Now, on eliminating the terms which can be eliminated,
$\Rightarrow \theta {\tan ^2}\theta - \left[ {\int {( - 1 + {{\sec }^2}\theta )d\theta } } \right]$
Now, we have to find the integration if the terms left to integrate in the expression as obtained just above,
$\Rightarrow \theta {\tan ^2}\theta + \theta - \tan \theta + C \\\ \Rightarrow \theta (1 + {\tan ^2}\theta ) - \tan \theta + C..................(6) \\\$
Step 7: Now, we have to substitute the value of $\theta$ in the expression (6) as obtained in the solution step 6. Hence,
$I = - x + (1 + {x^2}){\tan ^{ - 1}}x + C$
Hence, with the help of the formulas (A), (B), (C), and (D) we have determined the value of the given integral $$\int {x{{\cos }^{ - 1}}\left( {\dfrac{{1 - {x^2}}}{{1 + {x^2}}}} \right)dx}$$$= - x + (1 + {x^2}){\tan ^{ - 1}}x + C$ where, C is the constant.

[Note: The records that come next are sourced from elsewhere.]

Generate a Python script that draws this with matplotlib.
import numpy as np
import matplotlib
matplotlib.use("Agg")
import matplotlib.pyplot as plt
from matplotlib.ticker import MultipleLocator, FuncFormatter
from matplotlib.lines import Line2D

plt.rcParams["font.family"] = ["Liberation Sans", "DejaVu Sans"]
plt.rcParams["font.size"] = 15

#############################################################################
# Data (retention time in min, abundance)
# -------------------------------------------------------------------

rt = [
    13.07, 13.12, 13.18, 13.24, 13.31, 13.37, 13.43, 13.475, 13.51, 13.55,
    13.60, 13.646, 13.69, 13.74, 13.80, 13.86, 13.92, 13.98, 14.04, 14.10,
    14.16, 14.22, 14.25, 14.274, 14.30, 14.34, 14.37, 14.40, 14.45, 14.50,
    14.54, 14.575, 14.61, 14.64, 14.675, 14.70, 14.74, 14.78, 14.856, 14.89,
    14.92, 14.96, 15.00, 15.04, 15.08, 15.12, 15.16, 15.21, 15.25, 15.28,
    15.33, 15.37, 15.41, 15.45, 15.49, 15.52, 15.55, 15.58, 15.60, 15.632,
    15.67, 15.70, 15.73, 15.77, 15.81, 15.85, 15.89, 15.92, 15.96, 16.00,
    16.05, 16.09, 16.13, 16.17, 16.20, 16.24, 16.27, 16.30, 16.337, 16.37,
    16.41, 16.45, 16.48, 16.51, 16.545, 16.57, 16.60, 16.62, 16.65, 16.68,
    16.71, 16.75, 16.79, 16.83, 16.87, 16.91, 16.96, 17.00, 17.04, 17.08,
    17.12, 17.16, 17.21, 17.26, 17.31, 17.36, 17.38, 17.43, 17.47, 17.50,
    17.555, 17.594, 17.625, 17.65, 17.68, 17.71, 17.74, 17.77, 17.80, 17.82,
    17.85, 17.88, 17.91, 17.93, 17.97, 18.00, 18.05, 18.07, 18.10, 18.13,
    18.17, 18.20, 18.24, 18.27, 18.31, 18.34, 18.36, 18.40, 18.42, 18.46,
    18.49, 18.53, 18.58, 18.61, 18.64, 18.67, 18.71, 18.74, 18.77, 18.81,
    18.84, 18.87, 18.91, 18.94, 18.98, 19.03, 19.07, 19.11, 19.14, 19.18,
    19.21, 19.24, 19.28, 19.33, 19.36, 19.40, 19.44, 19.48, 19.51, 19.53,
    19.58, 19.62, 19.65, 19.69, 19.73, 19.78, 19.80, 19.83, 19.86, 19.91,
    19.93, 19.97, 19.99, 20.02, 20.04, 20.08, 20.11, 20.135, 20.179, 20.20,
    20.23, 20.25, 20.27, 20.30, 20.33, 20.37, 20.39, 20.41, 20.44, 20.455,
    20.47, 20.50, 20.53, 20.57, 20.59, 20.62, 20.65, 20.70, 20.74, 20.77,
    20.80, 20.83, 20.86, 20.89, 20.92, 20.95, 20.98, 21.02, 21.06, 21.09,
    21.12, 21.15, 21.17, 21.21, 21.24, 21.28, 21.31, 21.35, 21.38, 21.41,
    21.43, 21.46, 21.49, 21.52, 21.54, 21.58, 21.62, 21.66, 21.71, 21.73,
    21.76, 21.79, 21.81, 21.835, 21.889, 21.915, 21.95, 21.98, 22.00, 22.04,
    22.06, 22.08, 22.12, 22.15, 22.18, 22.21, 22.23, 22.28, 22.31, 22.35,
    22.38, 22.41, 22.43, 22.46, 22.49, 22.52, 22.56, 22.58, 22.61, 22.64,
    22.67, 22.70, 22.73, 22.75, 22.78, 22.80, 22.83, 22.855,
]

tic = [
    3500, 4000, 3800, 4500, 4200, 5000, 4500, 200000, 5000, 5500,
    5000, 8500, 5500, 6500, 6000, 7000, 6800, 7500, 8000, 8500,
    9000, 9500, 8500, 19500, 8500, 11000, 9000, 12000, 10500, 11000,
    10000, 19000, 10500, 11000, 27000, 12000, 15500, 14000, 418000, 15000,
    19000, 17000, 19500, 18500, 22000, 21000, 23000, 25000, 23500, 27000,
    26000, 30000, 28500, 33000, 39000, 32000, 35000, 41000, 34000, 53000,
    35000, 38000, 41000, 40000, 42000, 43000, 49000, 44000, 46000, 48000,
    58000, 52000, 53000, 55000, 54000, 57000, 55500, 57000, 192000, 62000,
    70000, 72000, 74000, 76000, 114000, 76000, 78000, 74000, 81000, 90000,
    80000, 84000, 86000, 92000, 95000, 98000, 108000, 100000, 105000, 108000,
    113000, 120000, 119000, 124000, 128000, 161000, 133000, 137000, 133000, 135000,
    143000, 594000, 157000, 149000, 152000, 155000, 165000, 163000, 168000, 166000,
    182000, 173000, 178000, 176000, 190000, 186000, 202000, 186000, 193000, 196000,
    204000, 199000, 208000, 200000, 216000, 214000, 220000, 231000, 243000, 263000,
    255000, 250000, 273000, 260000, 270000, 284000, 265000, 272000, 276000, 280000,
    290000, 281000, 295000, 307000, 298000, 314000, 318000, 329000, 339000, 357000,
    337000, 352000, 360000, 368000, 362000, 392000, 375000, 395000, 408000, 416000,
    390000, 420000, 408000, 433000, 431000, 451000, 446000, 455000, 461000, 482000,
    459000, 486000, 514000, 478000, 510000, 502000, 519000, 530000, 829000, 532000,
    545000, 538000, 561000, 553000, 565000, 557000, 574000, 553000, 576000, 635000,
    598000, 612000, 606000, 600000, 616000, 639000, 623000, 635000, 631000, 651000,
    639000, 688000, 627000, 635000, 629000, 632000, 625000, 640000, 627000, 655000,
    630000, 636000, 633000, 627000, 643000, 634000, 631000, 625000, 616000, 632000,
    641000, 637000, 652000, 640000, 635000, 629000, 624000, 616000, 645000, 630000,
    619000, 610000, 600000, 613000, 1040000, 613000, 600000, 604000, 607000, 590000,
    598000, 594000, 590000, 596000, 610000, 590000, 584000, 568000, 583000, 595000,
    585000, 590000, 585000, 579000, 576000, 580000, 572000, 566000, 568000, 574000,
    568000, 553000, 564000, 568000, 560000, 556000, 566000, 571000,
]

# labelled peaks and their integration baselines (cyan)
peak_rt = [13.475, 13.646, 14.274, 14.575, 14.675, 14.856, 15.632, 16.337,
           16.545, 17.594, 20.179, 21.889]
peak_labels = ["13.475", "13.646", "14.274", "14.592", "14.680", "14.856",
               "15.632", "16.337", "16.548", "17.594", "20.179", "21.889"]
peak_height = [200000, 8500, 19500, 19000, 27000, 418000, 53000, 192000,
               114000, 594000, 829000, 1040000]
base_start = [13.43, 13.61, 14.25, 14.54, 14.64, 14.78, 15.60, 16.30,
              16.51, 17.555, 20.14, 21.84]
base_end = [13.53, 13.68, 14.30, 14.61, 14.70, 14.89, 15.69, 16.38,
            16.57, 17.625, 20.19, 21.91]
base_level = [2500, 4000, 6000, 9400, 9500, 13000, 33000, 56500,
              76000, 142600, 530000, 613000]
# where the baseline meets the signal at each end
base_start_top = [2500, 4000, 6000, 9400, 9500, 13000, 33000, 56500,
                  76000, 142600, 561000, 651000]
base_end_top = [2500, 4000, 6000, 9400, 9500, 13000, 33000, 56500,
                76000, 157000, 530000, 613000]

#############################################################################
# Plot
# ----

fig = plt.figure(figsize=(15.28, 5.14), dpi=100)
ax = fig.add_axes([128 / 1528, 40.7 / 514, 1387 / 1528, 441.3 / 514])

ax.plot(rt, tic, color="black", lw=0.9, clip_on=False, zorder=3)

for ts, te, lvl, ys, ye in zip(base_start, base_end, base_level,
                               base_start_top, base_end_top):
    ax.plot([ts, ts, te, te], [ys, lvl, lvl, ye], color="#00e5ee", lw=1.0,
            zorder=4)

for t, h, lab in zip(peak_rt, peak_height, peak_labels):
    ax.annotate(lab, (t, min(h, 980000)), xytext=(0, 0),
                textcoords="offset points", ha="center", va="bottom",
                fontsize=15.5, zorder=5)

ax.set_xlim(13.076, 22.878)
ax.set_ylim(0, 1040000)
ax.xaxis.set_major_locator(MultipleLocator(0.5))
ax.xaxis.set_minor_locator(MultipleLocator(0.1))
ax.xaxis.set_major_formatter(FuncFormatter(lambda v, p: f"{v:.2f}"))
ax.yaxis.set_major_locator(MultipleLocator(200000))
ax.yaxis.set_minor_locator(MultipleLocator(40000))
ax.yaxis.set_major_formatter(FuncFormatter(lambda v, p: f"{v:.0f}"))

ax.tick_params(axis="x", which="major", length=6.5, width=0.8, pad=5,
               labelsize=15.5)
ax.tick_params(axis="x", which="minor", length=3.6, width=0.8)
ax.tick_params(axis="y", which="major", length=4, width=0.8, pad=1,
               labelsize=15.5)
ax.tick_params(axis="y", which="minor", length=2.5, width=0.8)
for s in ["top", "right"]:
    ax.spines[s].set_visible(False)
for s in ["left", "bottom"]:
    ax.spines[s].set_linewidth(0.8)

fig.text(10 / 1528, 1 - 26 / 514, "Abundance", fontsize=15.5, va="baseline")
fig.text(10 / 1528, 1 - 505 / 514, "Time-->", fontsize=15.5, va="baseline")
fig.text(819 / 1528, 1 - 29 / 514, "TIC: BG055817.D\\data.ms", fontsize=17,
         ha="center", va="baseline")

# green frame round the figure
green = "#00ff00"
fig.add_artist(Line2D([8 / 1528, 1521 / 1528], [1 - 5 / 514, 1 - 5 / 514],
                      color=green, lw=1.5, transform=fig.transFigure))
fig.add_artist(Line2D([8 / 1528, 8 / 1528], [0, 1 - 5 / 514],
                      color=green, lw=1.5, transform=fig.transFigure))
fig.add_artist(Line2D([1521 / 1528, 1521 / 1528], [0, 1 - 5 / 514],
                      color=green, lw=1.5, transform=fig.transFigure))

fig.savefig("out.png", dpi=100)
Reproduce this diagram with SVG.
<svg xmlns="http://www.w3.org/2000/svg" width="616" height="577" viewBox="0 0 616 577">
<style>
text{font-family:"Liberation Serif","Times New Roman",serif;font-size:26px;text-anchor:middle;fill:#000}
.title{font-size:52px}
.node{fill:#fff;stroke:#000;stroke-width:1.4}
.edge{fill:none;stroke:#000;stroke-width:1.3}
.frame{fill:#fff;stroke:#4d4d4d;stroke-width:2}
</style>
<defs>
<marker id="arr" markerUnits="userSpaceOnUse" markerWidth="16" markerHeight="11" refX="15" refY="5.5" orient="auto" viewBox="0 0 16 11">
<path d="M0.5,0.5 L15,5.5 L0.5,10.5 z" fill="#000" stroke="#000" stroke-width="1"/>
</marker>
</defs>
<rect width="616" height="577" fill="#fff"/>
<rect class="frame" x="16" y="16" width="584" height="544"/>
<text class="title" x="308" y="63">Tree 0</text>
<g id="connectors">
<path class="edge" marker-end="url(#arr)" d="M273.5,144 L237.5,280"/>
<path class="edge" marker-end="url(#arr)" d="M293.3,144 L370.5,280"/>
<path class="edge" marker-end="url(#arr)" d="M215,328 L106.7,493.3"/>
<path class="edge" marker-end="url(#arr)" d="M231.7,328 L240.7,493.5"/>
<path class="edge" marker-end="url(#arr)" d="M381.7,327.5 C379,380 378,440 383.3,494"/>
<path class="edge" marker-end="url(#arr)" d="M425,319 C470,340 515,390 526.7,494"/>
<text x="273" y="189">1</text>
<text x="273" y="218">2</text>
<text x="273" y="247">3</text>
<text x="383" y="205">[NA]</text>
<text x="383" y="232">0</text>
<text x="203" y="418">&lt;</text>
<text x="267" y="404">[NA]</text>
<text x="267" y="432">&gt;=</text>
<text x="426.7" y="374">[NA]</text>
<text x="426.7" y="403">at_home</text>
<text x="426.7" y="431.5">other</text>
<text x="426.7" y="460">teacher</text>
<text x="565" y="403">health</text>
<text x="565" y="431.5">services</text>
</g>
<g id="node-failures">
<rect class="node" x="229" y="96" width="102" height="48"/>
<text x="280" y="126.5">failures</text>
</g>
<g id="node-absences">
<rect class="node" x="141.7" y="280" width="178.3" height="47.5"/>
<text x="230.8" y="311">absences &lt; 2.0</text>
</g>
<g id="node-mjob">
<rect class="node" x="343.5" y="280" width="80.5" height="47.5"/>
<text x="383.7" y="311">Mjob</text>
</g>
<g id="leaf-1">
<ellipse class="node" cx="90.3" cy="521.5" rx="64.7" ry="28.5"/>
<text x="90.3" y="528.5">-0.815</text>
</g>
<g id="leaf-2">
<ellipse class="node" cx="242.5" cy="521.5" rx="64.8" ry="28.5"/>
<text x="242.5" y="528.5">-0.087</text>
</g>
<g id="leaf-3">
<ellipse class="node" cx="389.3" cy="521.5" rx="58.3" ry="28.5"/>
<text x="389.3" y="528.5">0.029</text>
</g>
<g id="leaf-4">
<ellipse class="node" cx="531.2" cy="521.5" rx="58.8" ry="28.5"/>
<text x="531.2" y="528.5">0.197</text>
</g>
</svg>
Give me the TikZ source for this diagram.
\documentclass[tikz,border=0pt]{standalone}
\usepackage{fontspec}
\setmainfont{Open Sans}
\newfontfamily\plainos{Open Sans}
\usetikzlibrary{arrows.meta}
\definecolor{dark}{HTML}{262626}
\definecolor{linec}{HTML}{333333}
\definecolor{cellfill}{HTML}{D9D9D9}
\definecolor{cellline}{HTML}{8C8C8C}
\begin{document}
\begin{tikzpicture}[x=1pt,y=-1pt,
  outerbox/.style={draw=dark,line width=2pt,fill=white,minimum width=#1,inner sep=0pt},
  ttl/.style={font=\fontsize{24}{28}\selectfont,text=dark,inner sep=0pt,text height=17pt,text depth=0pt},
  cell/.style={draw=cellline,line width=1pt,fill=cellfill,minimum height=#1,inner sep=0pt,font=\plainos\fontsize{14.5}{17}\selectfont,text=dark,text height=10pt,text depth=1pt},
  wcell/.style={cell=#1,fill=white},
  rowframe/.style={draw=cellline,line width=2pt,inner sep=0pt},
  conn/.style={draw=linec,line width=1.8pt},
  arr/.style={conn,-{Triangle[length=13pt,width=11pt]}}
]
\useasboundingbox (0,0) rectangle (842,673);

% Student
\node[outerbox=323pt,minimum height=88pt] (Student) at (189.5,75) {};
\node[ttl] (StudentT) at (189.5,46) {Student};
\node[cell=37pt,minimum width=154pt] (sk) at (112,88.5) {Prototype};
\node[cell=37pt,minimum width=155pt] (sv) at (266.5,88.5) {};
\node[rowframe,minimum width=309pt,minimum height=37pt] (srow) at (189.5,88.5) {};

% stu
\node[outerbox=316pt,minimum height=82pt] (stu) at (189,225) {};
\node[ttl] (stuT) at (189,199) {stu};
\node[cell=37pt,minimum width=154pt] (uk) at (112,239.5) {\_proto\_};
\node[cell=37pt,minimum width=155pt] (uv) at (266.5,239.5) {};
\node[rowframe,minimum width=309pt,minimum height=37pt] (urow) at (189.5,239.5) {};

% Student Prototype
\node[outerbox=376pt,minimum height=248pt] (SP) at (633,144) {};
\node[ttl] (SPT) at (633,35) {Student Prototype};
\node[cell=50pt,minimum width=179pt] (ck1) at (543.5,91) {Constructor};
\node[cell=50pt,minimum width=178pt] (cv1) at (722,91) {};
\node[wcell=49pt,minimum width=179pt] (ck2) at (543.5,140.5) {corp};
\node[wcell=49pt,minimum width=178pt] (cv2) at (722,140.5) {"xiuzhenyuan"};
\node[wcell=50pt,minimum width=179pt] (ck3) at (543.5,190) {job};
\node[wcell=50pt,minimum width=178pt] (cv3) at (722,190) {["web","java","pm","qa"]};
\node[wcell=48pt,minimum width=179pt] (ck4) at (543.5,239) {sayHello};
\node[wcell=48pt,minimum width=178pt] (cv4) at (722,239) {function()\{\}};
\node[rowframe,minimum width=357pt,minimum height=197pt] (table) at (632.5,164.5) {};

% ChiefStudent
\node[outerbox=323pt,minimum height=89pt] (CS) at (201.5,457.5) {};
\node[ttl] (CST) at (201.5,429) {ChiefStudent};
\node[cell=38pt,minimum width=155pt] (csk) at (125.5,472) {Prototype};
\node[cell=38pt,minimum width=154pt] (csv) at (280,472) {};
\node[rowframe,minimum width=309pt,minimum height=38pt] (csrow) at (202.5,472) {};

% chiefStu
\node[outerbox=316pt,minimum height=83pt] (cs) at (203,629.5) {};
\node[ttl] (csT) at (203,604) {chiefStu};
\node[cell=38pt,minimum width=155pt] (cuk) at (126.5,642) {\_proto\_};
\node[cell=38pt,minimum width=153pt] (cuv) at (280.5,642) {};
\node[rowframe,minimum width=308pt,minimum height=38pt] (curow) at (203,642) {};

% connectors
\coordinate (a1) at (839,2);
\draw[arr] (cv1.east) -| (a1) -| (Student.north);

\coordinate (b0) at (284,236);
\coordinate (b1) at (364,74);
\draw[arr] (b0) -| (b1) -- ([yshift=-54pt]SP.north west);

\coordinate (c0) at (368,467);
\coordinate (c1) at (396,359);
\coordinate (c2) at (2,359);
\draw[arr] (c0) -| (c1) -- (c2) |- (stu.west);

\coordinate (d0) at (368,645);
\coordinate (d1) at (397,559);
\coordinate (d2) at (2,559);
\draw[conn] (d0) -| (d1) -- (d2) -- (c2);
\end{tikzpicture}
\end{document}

Therefore option (B) is correct.

Note: To determine the integration of the given integral we have to let the term of the integral which is x as $\tan \theta$ and then we have to find the differentiation of the expression just obtained.
If there are two or more than two functions/terms to integrate then we have to use the L’ Hospital rule to integrate which is already explained in the solution hint.